Banking

South Africa’s big banking law gap

South Africa’s Finance Minister sees no need to amend banking laws regarding account closures for reputational risk.

However, critics argue the process lacks transparency, unfairly impacts politically exposed individuals, and highlights unresolved issues in the country’s banking system.

Finance Minister Enoch Godongwana recently stated that, for now, there’s no need to change banking laws regarding when banks can close the accounts of companies they consider a reputational risk.

Banks have, on several occasions, refused to do business with certain clients, closing their accounts. This leaves the companies unable to trade, make payments, or receive money. 

A notable example is the dispute between the Sekunjalo Group and its banks, particularly Nedbank, which closed Sekunjalo’s accounts following the findings of the Mpati Commission.

Chartered Accountant Khaya Sithole explained on The Money Show with Stephen Grootes that this “is a remarkably difficult issue”.

Banks can effectively shut down a business by denying it a bank account. However, it’s also difficult to argue that banks should be forced to do business with clients they don’t want to work with.

The core issue, Sithole said, is that banks operate under the same regulations, so they’re likely to reach the same conclusions about a client’s risk profile. If one bank deems a client too risky, others might follow suit.

“This is not an ordinary industry where if you don’t like me, I can find someone else who likes me,” he explained.

“If everybody’s been told to treat me the same way, then the answer is that Bank One will treat me the same way as every other bank. So, therefore, I’m being excluded from the system altogether.”

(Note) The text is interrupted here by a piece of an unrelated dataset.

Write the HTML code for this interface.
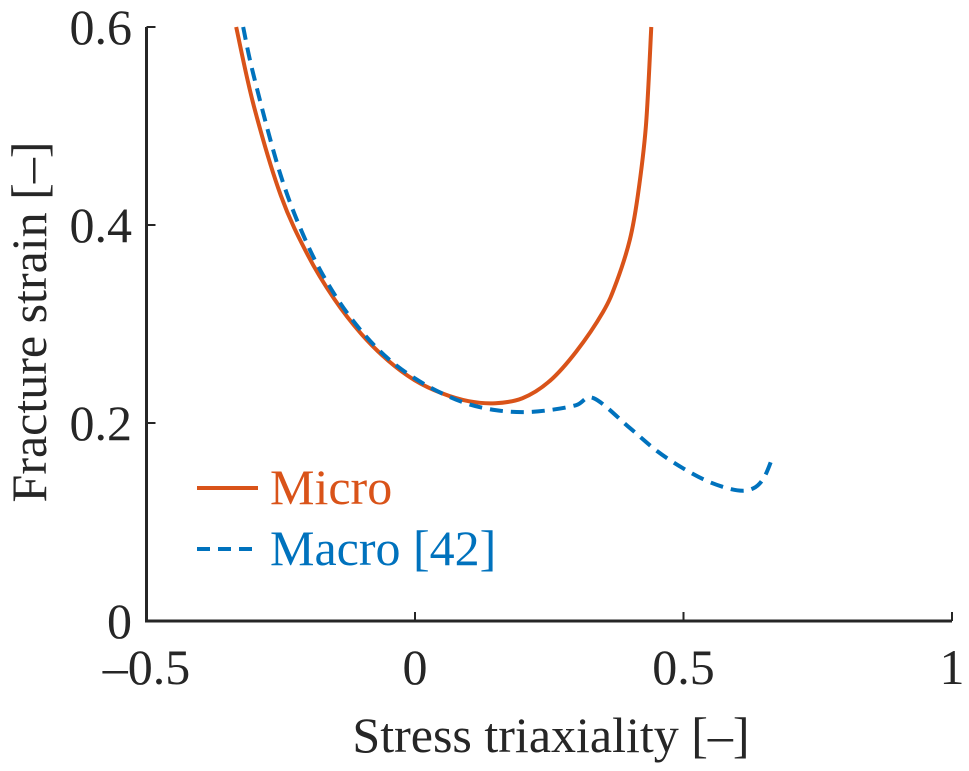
<!DOCTYPE html>
<html><head><meta charset="utf-8"><style>
body{margin:0;background:#fff}
text{font-family:"Liberation Serif","Times New Roman",serif;fill:#262626}
</style></head><body>
<svg id="chart" width="969" height="766" viewBox="0 0 969 766" xmlns="http://www.w3.org/2000/svg">
<g id="axes"></g>
<g id="series"></g>
<g>
<line x1="197" y1="488" x2="258" y2="488" stroke="#D95319" stroke-width="4"/>
<text x="270" y="504" font-size="50" style="fill:#D95319">Micro</text>
<line x1="197" y1="549" x2="258" y2="549" stroke="#0072BD" stroke-width="4" stroke-dasharray="13,8"/>
<text x="270" y="565" font-size="50" style="fill:#0072BD">Macro [42]</text>
</g>
<text x="551" y="752" font-size="50" text-anchor="middle">Stress triaxiality [–]</text>
<text transform="translate(46,322) rotate(-90)" font-size="50" text-anchor="middle">Fracture strain [–]</text>
</svg>
<script>
const xTicks=[-0.5,0,0.5,1];
const xTickLabels=["–0.5","0","0.5","1"];
const yTicks=[0,0.2,0.4,0.6];
const yTickLabels=["0","0.2","0.4","0.6"];
const microX=[-0.333,-0.3,-0.25,-0.2,-0.15,-0.1,-0.05,0,0.05,0.1,0.15,0.2,0.25,0.3,0.35,0.375,0.4,0.415,0.43,0.44];
const microY=[0.6,0.52,0.43,0.37,0.325,0.29,0.263,0.243,0.23,0.222,0.22,0.225,0.242,0.272,0.312,0.342,0.385,0.43,0.5,0.6];
const macroX=[-0.32,-0.3,-0.25,-0.2,-0.15,-0.1,-0.05,0,0.05,0.1,0.15,0.2,0.25,0.3,0.333,0.4,0.45,0.5,0.55,0.6,0.63,0.65,0.667];
const macroY=[0.6,0.55,0.45,0.38,0.33,0.293,0.265,0.245,0.23,0.219,0.213,0.211,0.213,0.218,0.225,0.195,0.172,0.154,0.14,0.132,0.134,0.145,0.167];
const NS="http://www.w3.org/2000/svg";
const sx=v=>415+v*537, sy=v=>621-v*990;
const axes=document.getElementById('axes'), series=document.getElementById('series');
function mk(t,a,p){const e=document.createElementNS(NS,t);for(const k in a)e.setAttribute(k,a[k]);p.appendChild(e);return e;}
let e=mk('path',{d:`M${sx(-0.5)},${sy(0.6)} V${sy(0)} H${sx(1)}`,fill:'none',stroke:'#262626','stroke-width':3},axes);


xTicks.forEach((v,i)=>{
 const l=mk('line',{x1:sx(v),x2:sx(v),y1:sy(0),y2:sy(0)-9,stroke:'#262626','stroke-width':2},axes);
 
 
 const t=mk('text',{x:sx(v),y:684,'font-size':50,'text-anchor':'middle'},axes);
 t.textContent=xTickLabels[i];
 
 
});
yTicks.forEach((v,i)=>{
 const l=mk('line',{x1:sx(-0.5),x2:sx(-0.5)+9,y1:sy(v),y2:sy(v),stroke:'#262626','stroke-width':2},axes);
 
 
 const t=mk('text',{x:132,y:sy(v)+17,'font-size':50,'text-anchor':'end'},axes);
 t.textContent=yTickLabels[i];
 
 
});
function smooth(xs,ys){const p=xs.map((x,i)=>[sx(x),sy(ys[i])]);let d=`M${p[0][0]},${p[0][1]}`;
 for(let i=0;i<p.length-1;i++){const p0=p[i-1]||p[i],p1=p[i],p2=p[i+1],p3=p[i+2]||p2;
  d+=` C${p1[0]+(p2[0]-p0[0])/6},${p1[1]+(p2[1]-p0[1])/6} ${p2[0]-(p3[0]-p1[0])/6},${p2[1]-(p3[1]-p1[1])/6} ${p2[0]},${p2[1]}`;}return d;}
e=mk('path',{d:smooth(microX,microY),fill:'none',stroke:'#D95319','stroke-width':4},series);


e=mk('path',{d:smooth(macroX,macroY),fill:'none',stroke:'#0072BD','stroke-width':4,'stroke-dasharray':'13,8'},series);


</script>
</body></html>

Adding to the complexity, banks aren’t required to disclose why they’ve decided to terminate a relationship. The concept of “reputational risk” is vague and subjective. 

For instance, institutions like Bain and McKinsey, implicated in state capture, haven’t faced the same account closures under the pretext of reputational risk. Yet, Sekunjalo has.

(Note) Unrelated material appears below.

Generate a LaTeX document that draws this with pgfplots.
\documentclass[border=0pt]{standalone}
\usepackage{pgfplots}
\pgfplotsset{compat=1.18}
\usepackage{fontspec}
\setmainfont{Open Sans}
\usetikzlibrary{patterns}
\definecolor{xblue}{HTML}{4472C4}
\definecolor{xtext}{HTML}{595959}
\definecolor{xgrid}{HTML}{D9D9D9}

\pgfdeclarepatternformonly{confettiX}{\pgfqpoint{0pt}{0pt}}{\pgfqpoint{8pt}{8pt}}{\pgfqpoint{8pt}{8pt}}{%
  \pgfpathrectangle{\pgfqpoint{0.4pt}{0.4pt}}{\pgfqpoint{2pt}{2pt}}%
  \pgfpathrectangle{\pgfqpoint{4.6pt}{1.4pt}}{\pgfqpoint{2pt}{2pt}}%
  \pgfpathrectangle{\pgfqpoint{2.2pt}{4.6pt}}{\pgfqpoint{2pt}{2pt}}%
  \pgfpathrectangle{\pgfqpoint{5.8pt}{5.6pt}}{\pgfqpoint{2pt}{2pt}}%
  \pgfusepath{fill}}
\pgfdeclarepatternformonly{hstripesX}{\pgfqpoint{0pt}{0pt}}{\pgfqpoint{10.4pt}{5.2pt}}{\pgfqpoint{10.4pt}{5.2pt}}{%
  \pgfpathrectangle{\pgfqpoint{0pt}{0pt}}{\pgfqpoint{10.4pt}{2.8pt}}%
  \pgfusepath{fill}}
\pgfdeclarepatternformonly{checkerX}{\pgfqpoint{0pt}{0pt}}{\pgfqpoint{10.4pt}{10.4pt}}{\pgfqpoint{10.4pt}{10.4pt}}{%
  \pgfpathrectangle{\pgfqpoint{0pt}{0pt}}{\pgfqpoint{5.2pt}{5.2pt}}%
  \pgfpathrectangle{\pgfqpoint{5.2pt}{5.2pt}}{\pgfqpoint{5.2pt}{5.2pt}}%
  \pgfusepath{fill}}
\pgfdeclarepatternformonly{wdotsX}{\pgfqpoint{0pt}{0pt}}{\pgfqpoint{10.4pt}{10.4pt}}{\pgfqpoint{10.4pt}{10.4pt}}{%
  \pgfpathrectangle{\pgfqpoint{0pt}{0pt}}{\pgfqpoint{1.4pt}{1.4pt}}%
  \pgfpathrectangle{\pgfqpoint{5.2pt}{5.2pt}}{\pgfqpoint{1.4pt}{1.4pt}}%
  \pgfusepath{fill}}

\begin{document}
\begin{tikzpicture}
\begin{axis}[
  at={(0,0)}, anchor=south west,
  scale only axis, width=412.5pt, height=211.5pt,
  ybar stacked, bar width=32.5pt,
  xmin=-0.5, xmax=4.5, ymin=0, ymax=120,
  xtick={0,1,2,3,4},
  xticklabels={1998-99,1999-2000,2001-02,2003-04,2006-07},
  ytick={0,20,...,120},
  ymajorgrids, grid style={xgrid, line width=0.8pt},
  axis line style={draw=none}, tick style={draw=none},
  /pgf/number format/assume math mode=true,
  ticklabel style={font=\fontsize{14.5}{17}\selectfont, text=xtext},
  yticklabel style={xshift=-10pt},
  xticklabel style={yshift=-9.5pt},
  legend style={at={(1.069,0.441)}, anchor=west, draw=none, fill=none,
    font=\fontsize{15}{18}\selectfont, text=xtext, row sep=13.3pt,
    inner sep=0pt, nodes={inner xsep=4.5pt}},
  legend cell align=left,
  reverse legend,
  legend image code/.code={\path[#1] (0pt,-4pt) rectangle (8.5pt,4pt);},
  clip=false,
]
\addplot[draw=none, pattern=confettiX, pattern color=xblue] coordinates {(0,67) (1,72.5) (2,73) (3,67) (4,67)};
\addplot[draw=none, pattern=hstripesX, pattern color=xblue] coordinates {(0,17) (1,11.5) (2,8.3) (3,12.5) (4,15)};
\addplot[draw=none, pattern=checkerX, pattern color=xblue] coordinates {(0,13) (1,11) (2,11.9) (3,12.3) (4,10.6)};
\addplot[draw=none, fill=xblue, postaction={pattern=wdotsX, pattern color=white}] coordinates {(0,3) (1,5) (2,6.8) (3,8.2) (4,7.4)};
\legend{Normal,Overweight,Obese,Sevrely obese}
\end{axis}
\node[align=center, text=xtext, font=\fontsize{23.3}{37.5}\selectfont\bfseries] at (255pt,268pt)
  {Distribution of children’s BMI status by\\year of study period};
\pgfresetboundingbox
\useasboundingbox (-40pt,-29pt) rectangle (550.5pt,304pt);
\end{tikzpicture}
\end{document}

Sithole explained that Sekunjalo’s case is very important, even though they are unlikely to win, since it highlights unresolved issues in the banking system. 

“They’re going to enable us to explore some of the more difficult and unresolved issues relating to how the banking system works and how we define reputational risk.” 

Sithole pointed out that the minister’s statement that South Africa’s banking laws do not need to be changed is flawed because the current system has a critical gap.

Individuals and companies affected by reputational risk exclusions often don’t get the opportunity to explain their side. 

While some clients might be asked to clarify specific transactions, many argue they weren’t given a chance to defend themselves before their accounts were closed.

According to Sithole, if there’s one area of the law that requires attention, it is the requirement around transparency and disclosure.

Specifically, what kind of information banks should request from clients before making such decisions.

This issue was also raised during the Zondo Commission, where former Chief Justice Raymond Zondo noted that banks’ processes for terminating accounts seemed arbitrary. 

While his findings were based on a limited number of companies involved in state capture, Zondo observed that banks often cited “reputational risk” without explaining what it entailed or how clients might address these concerns to retain their accounts.

Notably, many high-profile cases involving reputational risk seem to have political links. 

For example, the Sekunjalo case stems from the Mpati Commission’s findings regarding money received from the Public Investment Corporation.

While personal or workplace conflicts wouldn’t typically factor into a bank’s risk assessment, politics is a different story, Sithole explained. 

Global rules have focused heavily on politically exposed individuals (PEPs) – those closely connected to decision-makers or potentially subject to inducements.

As a result, PEPs are often flagged as high-risk in a bank’s risk matrix. Transactions involving politicians facilitating deals or directly associating with companies significantly elevate the perceived risk. 

“Therefore, it is those political entanglements that seem to make it very difficult for people to explain their way through this whole reputational risk dimension,” Sithole said.

This issue is compounded by the relatively small number of banks in South Africa.

Some argue that being labelled as a PEP subjects them to significantly stricter scrutiny than others. They face more onerous disclosure requirements just to access basic banking services.

Sithole explained that there is a need to refine the definition of PEPs to distinguish between individuals who simply hold political office and those entangled in corruption or illicit activities. 

“I don’t think it’s a fair process and I do think it’s a process that is worth revising,” he said.

However, he added that the law doesn’t necessarily need to change, but simply how banks communicate with clients about the reasons behind their classification as undesirable.